■ EXERCISE GOAL
Begin at the first line of the data and copy each line through the one containing "ax.set_axisbelow(True)", that line included, with no pictures.

■ MATERIAL PROVIDED
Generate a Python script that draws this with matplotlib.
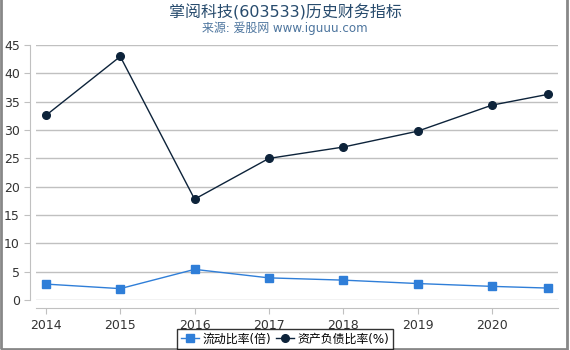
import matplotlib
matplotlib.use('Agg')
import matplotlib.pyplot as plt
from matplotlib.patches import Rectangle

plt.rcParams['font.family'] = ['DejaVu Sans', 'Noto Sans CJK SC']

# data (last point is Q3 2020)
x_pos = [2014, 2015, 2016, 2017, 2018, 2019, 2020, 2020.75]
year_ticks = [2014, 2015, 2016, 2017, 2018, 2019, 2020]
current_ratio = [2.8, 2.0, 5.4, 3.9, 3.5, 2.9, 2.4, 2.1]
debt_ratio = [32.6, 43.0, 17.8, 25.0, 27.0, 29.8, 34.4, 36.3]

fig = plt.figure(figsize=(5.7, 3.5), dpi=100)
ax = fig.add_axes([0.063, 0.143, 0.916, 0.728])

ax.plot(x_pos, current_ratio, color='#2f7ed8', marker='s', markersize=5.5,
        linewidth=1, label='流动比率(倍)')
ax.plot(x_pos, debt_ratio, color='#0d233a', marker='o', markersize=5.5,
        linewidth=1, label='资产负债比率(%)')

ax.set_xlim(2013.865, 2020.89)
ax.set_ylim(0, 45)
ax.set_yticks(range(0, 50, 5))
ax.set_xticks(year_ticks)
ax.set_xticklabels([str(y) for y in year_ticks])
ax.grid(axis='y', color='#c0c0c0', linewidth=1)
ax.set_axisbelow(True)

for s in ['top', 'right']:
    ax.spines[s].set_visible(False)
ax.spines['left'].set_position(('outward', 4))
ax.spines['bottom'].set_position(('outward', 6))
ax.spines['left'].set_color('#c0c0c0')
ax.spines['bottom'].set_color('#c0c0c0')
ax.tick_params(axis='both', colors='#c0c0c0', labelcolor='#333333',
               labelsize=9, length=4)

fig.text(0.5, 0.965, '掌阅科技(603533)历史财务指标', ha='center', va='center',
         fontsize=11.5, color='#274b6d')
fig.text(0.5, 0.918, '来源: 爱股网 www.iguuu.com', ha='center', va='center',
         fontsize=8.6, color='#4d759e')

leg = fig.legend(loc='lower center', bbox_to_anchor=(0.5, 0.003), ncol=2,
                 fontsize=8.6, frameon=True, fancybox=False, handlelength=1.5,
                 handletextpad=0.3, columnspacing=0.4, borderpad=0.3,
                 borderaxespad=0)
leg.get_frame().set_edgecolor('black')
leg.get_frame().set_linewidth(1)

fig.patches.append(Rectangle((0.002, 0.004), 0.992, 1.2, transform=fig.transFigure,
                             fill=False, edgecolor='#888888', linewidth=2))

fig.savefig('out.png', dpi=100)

■ THE OUTPUT
Generate a Python script that draws this with matplotlib.
import matplotlib
matplotlib.use('Agg')
import matplotlib.pyplot as plt
from matplotlib.patches import Rectangle

plt.rcParams['font.family'] = ['DejaVu Sans', 'Noto Sans CJK SC']

# data (last point is Q3 2020)
x_pos = [2014, 2015, 2016, 2017, 2018, 2019, 2020, 2020.75]
year_ticks = [2014, 2015, 2016, 2017, 2018, 2019, 2020]
current_ratio = [2.8, 2.0, 5.4, 3.9, 3.5, 2.9, 2.4, 2.1]
debt_ratio = [32.6, 43.0, 17.8, 25.0, 27.0, 29.8, 34.4, 36.3]

fig = plt.figure(figsize=(5.7, 3.5), dpi=100)
ax = fig.add_axes([0.063, 0.143, 0.916, 0.728])

ax.plot(x_pos, current_ratio, color='#2f7ed8', marker='s', markersize=5.5,
        linewidth=1, label='流动比率(倍)')
ax.plot(x_pos, debt_ratio, color='#0d233a', marker='o', markersize=5.5,
        linewidth=1, label='资产负债比率(%)')

ax.set_xlim(2013.865, 2020.89)
ax.set_ylim(0, 45)
ax.set_yticks(range(0, 50, 5))
ax.set_xticks(year_ticks)
ax.set_xticklabels([str(y) for y in year_ticks])
ax.grid(axis='y', color='#c0c0c0', linewidth=1)
ax.set_axisbelow(True)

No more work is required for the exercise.